L'intéressement de projet, proposé par la nouvelle loi, qui doit être précisé par des dispositions réglementaires, sera examiné de près dans les entreprises fonctionnant en projets transversaux. Mais l'intéressement de projets interentreprises (donneurs d'ordre sous-traitants par exemple) paraît plus complexe, y compris dans le cas du viaduc de Millau, souvent évoqué à ce propos. Eiffage, qui a oeuvré en Aveyron avec ses filiales, témoigne surtout de « la réussite d'un groupe appartenant en bonne partie à ses salariés - 90 % sont actionnaires, pour un quart du capital », indique son secrétaire général Guy Lacroix. En revanche, les logiques industrielles et de prestations de services des différents acteurs des chantiers auraient rendu difficile l'utilisation d'un intéressement commun, selon lui.

Freins sérieux

Plus généralement, des freins sérieux, et qui ne seront pas tous levés par la loi, expliquent la modestie des signatures d'accords, notamment dans les PME (7 % en ont mis en oeuvre, selon Fondact) : la logique contractuelle peut faire peur à certains patrons ; l'exonération des charges sur les primes d'intéressement n'est pas toujours du goût des syndicats, pas plus que le risque d'une substitution aux augmentations de salaire, ce qui, côté patronal, se traduit par la crainte d'une requalification par les Urssaf. Enfin, certains ratios utilisés, liés à la réduction des coûts totaux, peuvent jouer contre la masse salariale (recrutements ou augmentations). C'était, par exemple, la raison invoquée par plusieurs syndicats de cheminots pour s'opposer à l'accord d'intéressement signé à la SNCF (lire p. 28).
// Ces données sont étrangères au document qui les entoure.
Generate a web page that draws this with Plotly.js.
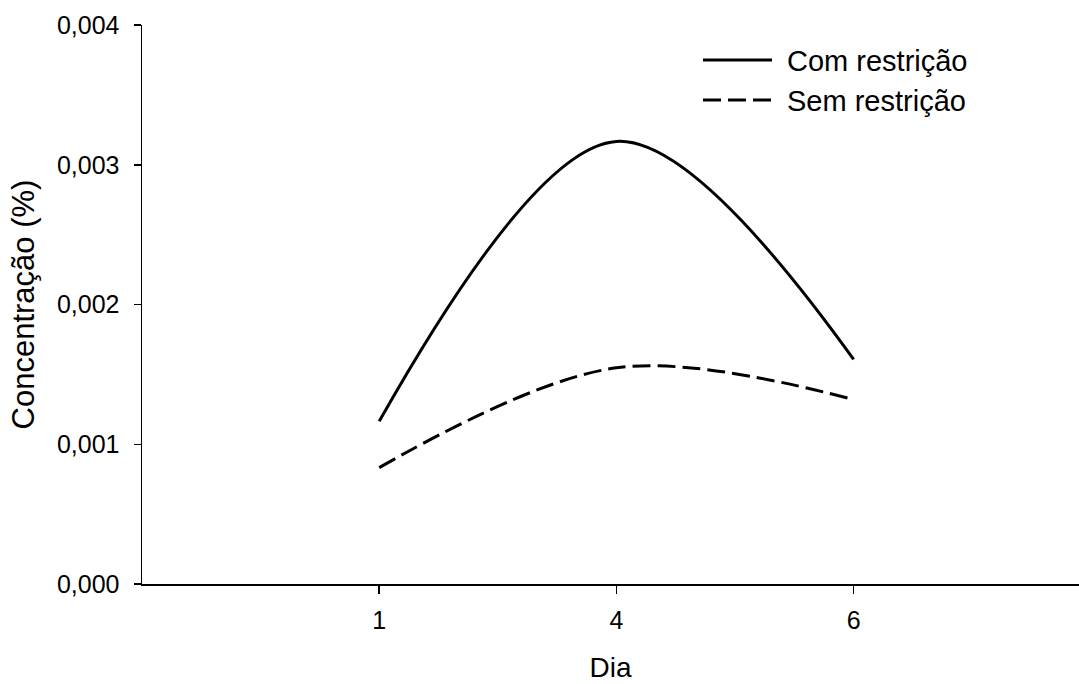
<!DOCTYPE html>
<html>
<head>
<meta charset="utf-8">
<script src="https://cdn.plot.ly/plotly-3.0.1.min.js"></script>
<style>html,body{margin:0;padding:0;background:#fff;}#chart{width:1079px;height:684px;}</style>
</head>
<body>
<div id="chart"></div>
<script>
// Data
const dias = ['1', '4', '6'];
const comRestricao = [0.001164, 0.003167, 0.001607];
const semRestricao = [0.000833, 0.001547, 0.001319];
const yTicks = [0, 0.001, 0.002, 0.003, 0.004];
const seriesNames = ['Com restrição', 'Sem restrição'];

const font = 'Liberation Sans, Arial, sans-serif';

const traces = [
  {x: dias, y: comRestricao, name: seriesNames[0], type: 'scatter', mode: 'lines',
   line: {shape: 'spline', smoothing: 1, color: '#000', width: 3}, showlegend: false},
  {x: dias, y: semRestricao, name: seriesNames[1], type: 'scatter', mode: 'lines',
   line: {shape: 'spline', smoothing: 1, color: '#000', width: 3, dash: '18px,7px'}, showlegend: false}
];

// legend drawn as keys + text
const W = 1079, H = 684, ml = 142, mr = 0, mt = 25, mb = 100;
const px = x => (x - ml) / (W - ml - mr);
const py = y => 1 - (y - mt) / (H - mt - mb);
const legendRows = [{y: 60, dash: 'solid'}, {y: 100, dash: '18px,7px'}];
const shapes = legendRows.map(r => ({
  type: 'line', xref: 'paper', yref: 'paper', x0: px(703), x1: px(772), y0: py(r.y), y1: py(r.y),
  line: {color: '#000', width: 3, dash: r.dash}
}));
const annotations = legendRows.map((r, i) => ({
  xref: 'paper', yref: 'paper', x: px(785), y: py(r.y + 1), xanchor: 'left', yanchor: 'middle',
  text: seriesNames[i], showarrow: false, font: {family: font, size: 29, color: '#000'}
}));

const layout = {
  width: W, height: H,
  margin: {l: ml, r: mr, t: mt, b: mb, pad: 0},
  paper_bgcolor: '#fff', plot_bgcolor: '#fff',
  separators: ',.',
  font: {family: font, size: 25, color: '#000'},
  showlegend: false,
  xaxis: {
    type: 'category', range: [-1, 2.95],
    showgrid: false, zeroline: false, showline: true, linecolor: '#000', linewidth: 1.5,
    ticks: 'outside', ticklen: 8, tickwidth: 1.5, tickcolor: '#000',
    ticklabelstandoff: 5,
    tickfont: {family: font, size: 25, color: '#000'},
    title: {text: 'Dia', font: {family: font, size: 28, color: '#000'}, standoff: 25}
  },
  yaxis: {
    range: [0, 0.004], tickvals: yTicks, tickformat: '.3f',
    showgrid: false, zeroline: false, showline: true, linecolor: '#000', linewidth: 1.5,
    ticks: 'outside', ticklen: 7, tickwidth: 1.5, tickcolor: '#000',
    ticklabelstandoff: 9,
    tickfont: {family: font, size: 25, color: '#000'},
    title: {text: 'Concentração (%)', font: {family: font, size: 31, color: '#000'}, standoff: 13}
  },
  shapes: shapes,
  annotations: annotations
};

Plotly.newPlot('chart', traces, layout, {displayModeBar: false, staticPlot: true});
</script>
</body>
</html>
Dans les grandes entreprises, Patrick Azières, consultant chez Hewitt, estime, lui, que l'intéressement trouve plus difficilement sa place : « Pour celles qui ont à la fois de la participation, de l'abondement à l'épargne salariale, des régimes de retraite, sans compter les bonus sur objectifs, l'intéressement n'est pas un élément différenciant. » Il considère que les Perco, plans d'épargne salariale de retraite, pouvant être un réceptacle de la participation (abondable dans ce cas), et pouvant, désormais, bénéficier de transferts depuis les CET, seront sans doute plus au coeur de la réflexion sur les rémunérations pour des organisations déjà bien équipées.

Quant à la distribution d'actions gratuites, créée par la loi de finances de 2005, et favorisée par la nouvelle loi sur la participation (exonérations fiscales pour l'entreprise, dans le cas d'une distribution collective et sur un PEE), le recul est encore trop faible pour mesurer son impact.

Actions gratuites

En 2006, quelques entreprises ont attribué des actions gratuites, le plus souvent de façon ciblée sur les cadres dirigeants ou supérieurs, parfois en complément des stock-options. Seul Alstom, parmi les grands groupes, a mis en oeuvre un plan d'attribution d'actions gratuites pour tous ses salariés. Dans de tels cas, l'opération tiendra sans doute surtout du symbole plus que du complément de rémunération (12 actions à 75 euros par personne dans le cas d'Alstom). Mais, s'agissant d'associer les salariés aux réussites de l'entreprise, les symboles aussi auront leur importance.

L'essentiel

1 La participation des salariés aux résultats, aux performances et au capital des sociétés pourrait améliorer leur pouvoir d'achat sans dégrader la compétitivité des entreprises.

2 La nouvelle loi sur la participation et l'actionnariat salarié veut inciter les entreprises, y compris les PME, à s'engager dans cette voie. Mais sans les contraindre.

3 Au-delà d'une forme de rétribution peu inflationniste, mais souvent motivante car liée à des objectifs concrets, ces dispositifs sont liés à un modèle de management plus participatif.

4 Les grandes entreprises comme les PME qui ont négocié un intéressement ou attribuent des actions aux salariés considèrent que leur performance en bénéficie. Pourtant, de nombreux freins subsistent, côté patronal comme syndical.

La loi sur la participation et l'actionnariat salarié

La création d'un dividende du travail : il permet aux entreprises de verser chaque année un supplément de participation et/ou d'intéressement.

L'attribution d'actions gratuites (possible depuis la loi de finances 2005) est encouragée fiscalement au titre de ce dividende du travail, si elles sont versées à tous les salariés, et sur un PEE (blocage de cinq ans).

La participation reste facultative pour les entreprises de moins de 50 salariés, mais des accords de branche seront négociés sous trois ans pour fournir des textes «clés en main» aux PME qui souhaiteraient l'utiliser. Ouverture de la négociation sous quinze jours à la demande d'une organisation syndicale.

L'intéressement de projet est créé par la loi : un même accord pourra couvrir plusieurs entreprises oeuvrant à un même projet, notamment un donneur d'ordres et ses fournisseurs, ou des services ou salariés d'une entreprise travaillant sur un même projet transversal. D'autre part, un contrôle a priori des accords, déposés aux DDTEFP, permettra de mieux les sécuriser juridiquement (vis-à-vis des Urssaf).

Représentation des salariés actionnaires dans les conseils d'administration des entreprises cotées, à partir de 3 % de capital détenu.